--- Dataset ---
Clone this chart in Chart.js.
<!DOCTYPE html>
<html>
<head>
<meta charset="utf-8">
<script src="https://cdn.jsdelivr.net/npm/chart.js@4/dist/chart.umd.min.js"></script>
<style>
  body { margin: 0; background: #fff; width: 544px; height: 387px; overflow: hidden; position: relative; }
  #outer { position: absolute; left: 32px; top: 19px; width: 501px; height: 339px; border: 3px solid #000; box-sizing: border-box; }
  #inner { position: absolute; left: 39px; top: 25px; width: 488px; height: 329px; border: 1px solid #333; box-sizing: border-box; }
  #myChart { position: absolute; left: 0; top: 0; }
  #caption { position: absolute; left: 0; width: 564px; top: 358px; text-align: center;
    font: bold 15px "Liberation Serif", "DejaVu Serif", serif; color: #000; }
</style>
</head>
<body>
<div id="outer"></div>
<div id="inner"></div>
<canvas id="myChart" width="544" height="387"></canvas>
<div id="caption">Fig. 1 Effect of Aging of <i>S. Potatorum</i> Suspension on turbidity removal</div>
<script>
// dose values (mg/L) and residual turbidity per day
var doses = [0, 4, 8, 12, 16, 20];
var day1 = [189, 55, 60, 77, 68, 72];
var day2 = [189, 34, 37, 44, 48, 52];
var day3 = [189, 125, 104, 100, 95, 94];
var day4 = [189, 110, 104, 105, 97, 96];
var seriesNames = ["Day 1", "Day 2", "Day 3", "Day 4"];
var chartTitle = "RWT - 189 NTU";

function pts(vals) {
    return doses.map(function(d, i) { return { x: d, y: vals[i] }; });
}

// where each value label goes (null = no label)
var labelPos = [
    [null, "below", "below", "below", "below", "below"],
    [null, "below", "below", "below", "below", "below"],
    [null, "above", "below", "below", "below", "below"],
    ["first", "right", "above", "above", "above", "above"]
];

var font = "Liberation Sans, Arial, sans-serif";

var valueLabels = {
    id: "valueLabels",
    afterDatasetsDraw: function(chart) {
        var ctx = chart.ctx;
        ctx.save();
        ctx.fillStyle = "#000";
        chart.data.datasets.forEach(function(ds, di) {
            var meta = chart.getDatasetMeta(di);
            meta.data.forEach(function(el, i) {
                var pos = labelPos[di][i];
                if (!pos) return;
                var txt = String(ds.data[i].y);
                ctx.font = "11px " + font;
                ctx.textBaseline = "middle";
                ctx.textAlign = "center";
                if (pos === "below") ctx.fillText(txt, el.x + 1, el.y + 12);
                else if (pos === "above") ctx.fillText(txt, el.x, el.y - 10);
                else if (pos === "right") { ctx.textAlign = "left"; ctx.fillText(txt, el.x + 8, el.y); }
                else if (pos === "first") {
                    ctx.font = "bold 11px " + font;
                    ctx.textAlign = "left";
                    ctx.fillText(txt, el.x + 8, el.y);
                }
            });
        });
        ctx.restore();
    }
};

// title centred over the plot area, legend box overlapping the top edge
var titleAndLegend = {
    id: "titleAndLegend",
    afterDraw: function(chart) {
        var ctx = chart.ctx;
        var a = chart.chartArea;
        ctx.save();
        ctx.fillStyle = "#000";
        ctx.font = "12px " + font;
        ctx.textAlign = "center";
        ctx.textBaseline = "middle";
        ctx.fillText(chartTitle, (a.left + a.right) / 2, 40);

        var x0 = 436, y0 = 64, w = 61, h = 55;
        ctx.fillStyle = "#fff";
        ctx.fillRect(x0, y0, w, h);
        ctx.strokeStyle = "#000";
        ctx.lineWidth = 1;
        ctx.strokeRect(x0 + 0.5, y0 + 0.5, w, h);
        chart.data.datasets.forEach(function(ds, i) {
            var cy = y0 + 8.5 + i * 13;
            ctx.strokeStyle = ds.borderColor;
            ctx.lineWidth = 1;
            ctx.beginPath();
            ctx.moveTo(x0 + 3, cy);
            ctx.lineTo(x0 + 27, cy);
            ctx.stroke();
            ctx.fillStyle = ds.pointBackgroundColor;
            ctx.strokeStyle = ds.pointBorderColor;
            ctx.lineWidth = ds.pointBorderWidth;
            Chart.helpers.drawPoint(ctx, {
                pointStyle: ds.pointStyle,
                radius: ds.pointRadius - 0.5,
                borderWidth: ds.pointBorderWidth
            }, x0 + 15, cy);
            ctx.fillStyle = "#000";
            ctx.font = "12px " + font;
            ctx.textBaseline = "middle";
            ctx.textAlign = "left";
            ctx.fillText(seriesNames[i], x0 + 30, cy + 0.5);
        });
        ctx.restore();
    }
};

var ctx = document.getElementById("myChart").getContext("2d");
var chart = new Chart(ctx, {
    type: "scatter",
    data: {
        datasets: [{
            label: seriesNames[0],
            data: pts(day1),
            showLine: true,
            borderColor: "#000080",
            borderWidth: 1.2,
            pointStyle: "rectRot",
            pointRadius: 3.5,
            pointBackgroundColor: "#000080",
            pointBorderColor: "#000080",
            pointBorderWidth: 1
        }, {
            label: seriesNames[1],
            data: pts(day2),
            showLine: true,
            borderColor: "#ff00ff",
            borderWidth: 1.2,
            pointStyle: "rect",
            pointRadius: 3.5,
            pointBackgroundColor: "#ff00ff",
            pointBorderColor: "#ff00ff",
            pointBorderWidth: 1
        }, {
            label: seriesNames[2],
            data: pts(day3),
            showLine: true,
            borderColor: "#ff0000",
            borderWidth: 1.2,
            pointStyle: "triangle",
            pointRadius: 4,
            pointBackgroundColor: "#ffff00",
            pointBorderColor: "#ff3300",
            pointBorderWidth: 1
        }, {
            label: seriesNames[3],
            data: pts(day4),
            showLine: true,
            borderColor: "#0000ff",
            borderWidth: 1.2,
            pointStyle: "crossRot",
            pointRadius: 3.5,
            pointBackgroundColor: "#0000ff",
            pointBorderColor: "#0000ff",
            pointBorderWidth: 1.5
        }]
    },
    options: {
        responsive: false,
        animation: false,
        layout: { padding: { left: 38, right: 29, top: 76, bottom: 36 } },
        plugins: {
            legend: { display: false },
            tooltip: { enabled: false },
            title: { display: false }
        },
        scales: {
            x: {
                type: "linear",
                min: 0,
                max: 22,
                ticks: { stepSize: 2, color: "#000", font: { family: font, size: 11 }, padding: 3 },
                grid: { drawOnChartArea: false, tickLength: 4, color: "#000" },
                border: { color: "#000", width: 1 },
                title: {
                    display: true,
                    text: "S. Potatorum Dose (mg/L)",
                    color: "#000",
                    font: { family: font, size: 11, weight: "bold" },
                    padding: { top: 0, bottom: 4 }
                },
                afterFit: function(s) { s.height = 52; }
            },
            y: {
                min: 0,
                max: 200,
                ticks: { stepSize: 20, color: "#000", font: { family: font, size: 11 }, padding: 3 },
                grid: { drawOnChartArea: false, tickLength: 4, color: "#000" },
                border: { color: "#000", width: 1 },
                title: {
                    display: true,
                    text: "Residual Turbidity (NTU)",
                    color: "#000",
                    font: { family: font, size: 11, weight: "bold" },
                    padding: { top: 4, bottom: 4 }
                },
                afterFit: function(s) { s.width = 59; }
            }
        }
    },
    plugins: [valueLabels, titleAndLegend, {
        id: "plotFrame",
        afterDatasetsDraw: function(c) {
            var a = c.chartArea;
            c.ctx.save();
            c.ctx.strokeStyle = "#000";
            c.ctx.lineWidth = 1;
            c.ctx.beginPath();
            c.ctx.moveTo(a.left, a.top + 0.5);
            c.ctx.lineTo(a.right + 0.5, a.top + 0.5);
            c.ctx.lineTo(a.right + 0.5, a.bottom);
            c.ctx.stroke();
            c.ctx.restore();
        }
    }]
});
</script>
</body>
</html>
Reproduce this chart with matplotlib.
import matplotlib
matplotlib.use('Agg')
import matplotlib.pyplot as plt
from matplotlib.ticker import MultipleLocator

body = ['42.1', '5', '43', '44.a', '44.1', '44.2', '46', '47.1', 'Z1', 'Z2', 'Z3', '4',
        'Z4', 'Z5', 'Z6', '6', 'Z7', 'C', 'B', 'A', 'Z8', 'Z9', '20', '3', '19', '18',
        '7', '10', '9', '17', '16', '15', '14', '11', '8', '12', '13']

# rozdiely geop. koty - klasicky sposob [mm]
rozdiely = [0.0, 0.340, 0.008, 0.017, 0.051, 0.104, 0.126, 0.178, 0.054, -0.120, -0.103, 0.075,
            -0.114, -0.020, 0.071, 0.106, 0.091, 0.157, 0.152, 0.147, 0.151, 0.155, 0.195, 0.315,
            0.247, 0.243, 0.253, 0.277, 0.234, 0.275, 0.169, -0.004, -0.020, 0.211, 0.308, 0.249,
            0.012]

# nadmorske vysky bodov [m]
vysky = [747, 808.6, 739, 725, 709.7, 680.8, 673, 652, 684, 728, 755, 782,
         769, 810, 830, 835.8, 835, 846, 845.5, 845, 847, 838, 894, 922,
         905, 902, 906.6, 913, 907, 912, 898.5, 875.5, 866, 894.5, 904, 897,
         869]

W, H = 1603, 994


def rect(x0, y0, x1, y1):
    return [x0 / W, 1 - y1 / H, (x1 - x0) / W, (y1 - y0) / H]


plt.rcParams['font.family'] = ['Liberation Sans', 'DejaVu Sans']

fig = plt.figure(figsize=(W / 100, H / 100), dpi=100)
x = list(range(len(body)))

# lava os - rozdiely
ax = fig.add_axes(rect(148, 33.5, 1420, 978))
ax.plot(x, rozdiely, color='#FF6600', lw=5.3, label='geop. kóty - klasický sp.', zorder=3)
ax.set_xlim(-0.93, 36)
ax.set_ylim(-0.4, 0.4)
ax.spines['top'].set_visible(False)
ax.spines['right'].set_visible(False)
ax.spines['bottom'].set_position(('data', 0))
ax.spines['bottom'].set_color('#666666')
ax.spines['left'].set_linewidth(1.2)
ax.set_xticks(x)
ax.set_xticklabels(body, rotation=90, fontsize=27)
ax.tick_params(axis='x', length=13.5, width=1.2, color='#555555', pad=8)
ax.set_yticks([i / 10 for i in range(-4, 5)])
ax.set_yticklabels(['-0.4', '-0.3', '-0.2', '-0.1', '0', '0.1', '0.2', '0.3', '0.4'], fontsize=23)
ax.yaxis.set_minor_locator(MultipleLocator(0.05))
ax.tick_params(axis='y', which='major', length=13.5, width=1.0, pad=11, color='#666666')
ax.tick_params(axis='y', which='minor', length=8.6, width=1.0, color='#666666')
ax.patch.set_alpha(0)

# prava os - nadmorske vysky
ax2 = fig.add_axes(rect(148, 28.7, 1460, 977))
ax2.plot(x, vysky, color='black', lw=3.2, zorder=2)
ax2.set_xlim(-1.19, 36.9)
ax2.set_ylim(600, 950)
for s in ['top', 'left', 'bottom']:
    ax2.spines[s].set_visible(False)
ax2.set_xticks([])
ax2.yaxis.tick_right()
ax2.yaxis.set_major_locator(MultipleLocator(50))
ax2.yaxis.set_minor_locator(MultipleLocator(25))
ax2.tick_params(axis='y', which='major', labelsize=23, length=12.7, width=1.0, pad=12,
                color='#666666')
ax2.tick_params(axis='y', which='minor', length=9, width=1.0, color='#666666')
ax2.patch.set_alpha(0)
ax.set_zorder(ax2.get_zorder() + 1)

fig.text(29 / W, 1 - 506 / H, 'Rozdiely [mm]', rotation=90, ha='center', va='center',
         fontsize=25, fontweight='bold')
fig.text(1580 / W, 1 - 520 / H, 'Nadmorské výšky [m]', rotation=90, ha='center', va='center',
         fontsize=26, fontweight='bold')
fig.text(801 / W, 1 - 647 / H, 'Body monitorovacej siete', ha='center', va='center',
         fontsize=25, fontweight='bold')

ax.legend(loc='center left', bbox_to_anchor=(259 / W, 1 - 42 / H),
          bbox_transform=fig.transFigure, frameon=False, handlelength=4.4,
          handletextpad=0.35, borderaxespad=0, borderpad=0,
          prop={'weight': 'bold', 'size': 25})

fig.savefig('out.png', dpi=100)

--- What is asked ---
Read the data above. Pull out each line in which the string "this" appears.

--- Final result ---
Clone this chart in Chart.js.
Reproduce this chart with matplotlib.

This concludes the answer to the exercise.